It is required that the lines from the top of the listing through the line with "controls (4.5,0) and" be reproduced exactly, excluding pictures.

━━━━

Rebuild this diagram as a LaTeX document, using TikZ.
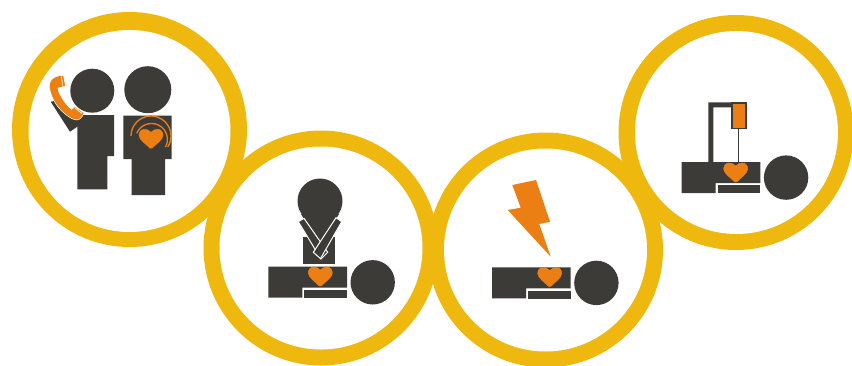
\documentclass[tikz,border=0pt]{standalone}
\usepackage{tikz}

\definecolor{ringyellow}{HTML}{EEB80F}
\definecolor{bodygray}{HTML}{3C3B37}
\definecolor{heartorange}{HTML}{EB7F14}

\tikzset{
  ring/.style={fill=ringyellow},
  hole/.style={fill=white},
  figure/.style={fill=bodygray},
  accent/.style={fill=heartorange},
  pulse/.style={draw=heartorange,line width=1.3pt},
}

% heart with its dip on x=#1 and its top at y=#2
\newcommand{\heartat}[2]{%
  \filldraw[accent,draw=heartorange,line width=0.5pt,shift={(#1,#2)}] (0,3) .. controls (-2,0.8) and (-4.5,0) .. (-6.5,0)
    .. controls (-10,0) and (-12,2.8) .. (-12,6)
    .. controls (-12,10.5) and (-4.5,15) .. (-1.2,18.8)
    .. controls (-0.5,19.5) and (0.5,19.5) .. (1.2,18.8)
    .. controls (4.5,15) and (12,10.5) .. (12,6)
    .. controls (12,2.8) and (10,0) .. (6.5,0)
    .. controls (4.5,0) and (2,0.8) .. (0,3) -- cycle;}

% lying patient, drawn at the place it has under the second circle when #1 = #2 = 0
\newcommand{\patient}[2]{%
  \begin{scope}[shift={(#1,#2)}]
    \fill[figure] (268.3,266.7) -- (347,266.7) -- (347,287.7) -- (302.3,287.7)
      -- (302.3,297.7) -- (268.3,297.7) -- cycle;
    \fill[figure] (304.3,290) rectangle (347,298);
    \fill[figure] (372.7,282.3) circle[radius=22.2];
  \end{scope}}

\begin{document}
\begin{tikzpicture}[x=1pt,y=1pt,yscale=-1]
  \useasboundingbox (0,0) rectangle (852,365);

  % the four rings
  \fill[ring] (129.5,129.5) circle[radius=117.5];
  \fill[ring] (321,248) circle[radius=117.5];
  \fill[ring] (545.5,250) circle[radius=117.5];
  \fill[ring] (736,132.5) circle[radius=117.5];
  \fill[hole] (129.5,131) circle[radius=101];
  \fill[hole] (321,248) circle[radius=101.5];
  \fill[hole] (545.5,250) circle[radius=101.5];
  \fill[hole] (736.5,132.5) circle[radius=101.5];

  % caller
  \fill[figure] (50.7,101.7) -- (70,131.7) -- (78.3,126) -- (78.3,116) -- (60,100) -- cycle;
  \fill[figure] (92.3,90.7) circle[radius=22];
  \fill[figure] (77.3,115) -- (114,115) -- (114,156) -- (107.3,156) -- (107.3,189.3)
    -- (77.3,189.3) -- cycle;
  \filldraw[accent,draw=white,line width=0.5pt] (63.5,75.5) .. controls (58,75) and (52.5,77.5) .. (50.5,81)
    .. controls (49,85) and (49.3,88) .. (50,90.5)
    .. controls (52.5,100) and (57,107) .. (64,113)
    .. controls (69,117.5) and (73.5,120) .. (77,120)
    .. controls (80.5,119.5) and (83,116) .. (84,113)
    -- (75,106.5) .. controls (74,107.5) and (73,108.5) .. (71.5,109.5)
    .. controls (67,105.5) and (62,99.5) .. (59.5,93.5)
    .. controls (58.5,91) and (58,89.5) .. (58,88)
    .. controls (60,87.5) and (62.5,87) .. (65.5,86) -- cycle;
  \draw[white,line width=0.7pt] (61.5,76.5) -- (62.5,85.5) (75,108) -- (82,113.5);

  % bystander with the heart
  \fill[figure] (147.8,89.7) circle[radius=23.5];
  \fill[figure] (123.3,115.7) -- (171.7,115.7) -- (171.7,159) -- (165,159) -- (165,195)
    -- (131.7,195) -- (131.7,159) -- (123.3,159) -- cycle;
  \heartat{151}{129.3}
  \draw[pulse] (151,136) ++(180:20) arc[start angle=180,end angle=393,radius=20];
  \draw[pulse] (151.5,139.5) ++(202.7:16) arc[start angle=202.7,end angle=388.8,radius=16];

  % rescuer pressing the chest
  \fill[figure] (303.3,237) rectangle (335.3,263.7);
  \fill[figure] (320,201) circle[radius=22.5];
  \fill[figure] (301,214) -- (320,246) -- (339,214) -- cycle;
  \filldraw[figure,draw=white,line width=1pt] (298.3,221.7) -- (304,218.3) -- (327.7,252.3)
    -- (321,259) -- cycle;
  \filldraw[figure,draw=white,line width=1pt] (336,217.7) -- (341.7,221.7) -- (320.5,258.6)
    -- (313.3,252.3) -- cycle;
  \patient{0}{0}
  \heartat{320.3}{267}

  % shock
  \patient{223.7}{0.6}
  \fill[accent] (512.3,185) -- (536,180) -- (550,221.7) -- (539.3,224) -- (550.7,256.7)
    -- (507.7,210) -- (520.7,207.7) -- cycle;
  \heartat{549.7}{267.5}

  % infusion
  \patient{413.4}{-104.7}
  \fill[figure] (708.3,162) -- (708.3,102.3) -- (732,102.3) -- (732,107.3) -- (713.3,107.3)
    -- (713.3,162) -- cycle;
  \fill[figure] (730.7,102.3) rectangle (747.3,129.3);
  \fill[accent] (732.5,104.3) rectangle (745,127.5);
  \draw[bodygray,line width=1.5pt] (738.3,129) -- (738.3,165);
  \heartat{735.7}{163}
\end{tikzpicture}
\end{document}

━━━━

__ANSWER BELOW__.
Rebuild this diagram as a LaTeX document, using TikZ.
\documentclass[tikz,border=0pt]{standalone}
\usepackage{tikz}

\definecolor{ringyellow}{HTML}{EEB80F}
\definecolor{bodygray}{HTML}{3C3B37}
\definecolor{heartorange}{HTML}{EB7F14}

\tikzset{
  ring/.style={fill=ringyellow},
  hole/.style={fill=white},
  figure/.style={fill=bodygray},
  accent/.style={fill=heartorange},
  pulse/.style={draw=heartorange,line width=1.3pt},
}

% heart with its dip on x=#1 and its top at y=#2
\newcommand{\heartat}[2]{%
  \filldraw[accent,draw=heartorange,line width=0.5pt,shift={(#1,#2)}] (0,3) .. controls (-2,0.8) and (-4.5,0) .. (-6.5,0)
    .. controls (-10,0) and (-12,2.8) .. (-12,6)
    .. controls (-12,10.5) and (-4.5,15) .. (-1.2,18.8)
    .. controls (-0.5,19.5) and (0.5,19.5) .. (1.2,18.8)
    .. controls (4.5,15) and (12,10.5) .. (12,6)
    .. controls (12,2.8) and (10,0) .. (6.5,0)
    .. controls (4.5,0) and (2,0.8) .. (0,3) -- cycle;}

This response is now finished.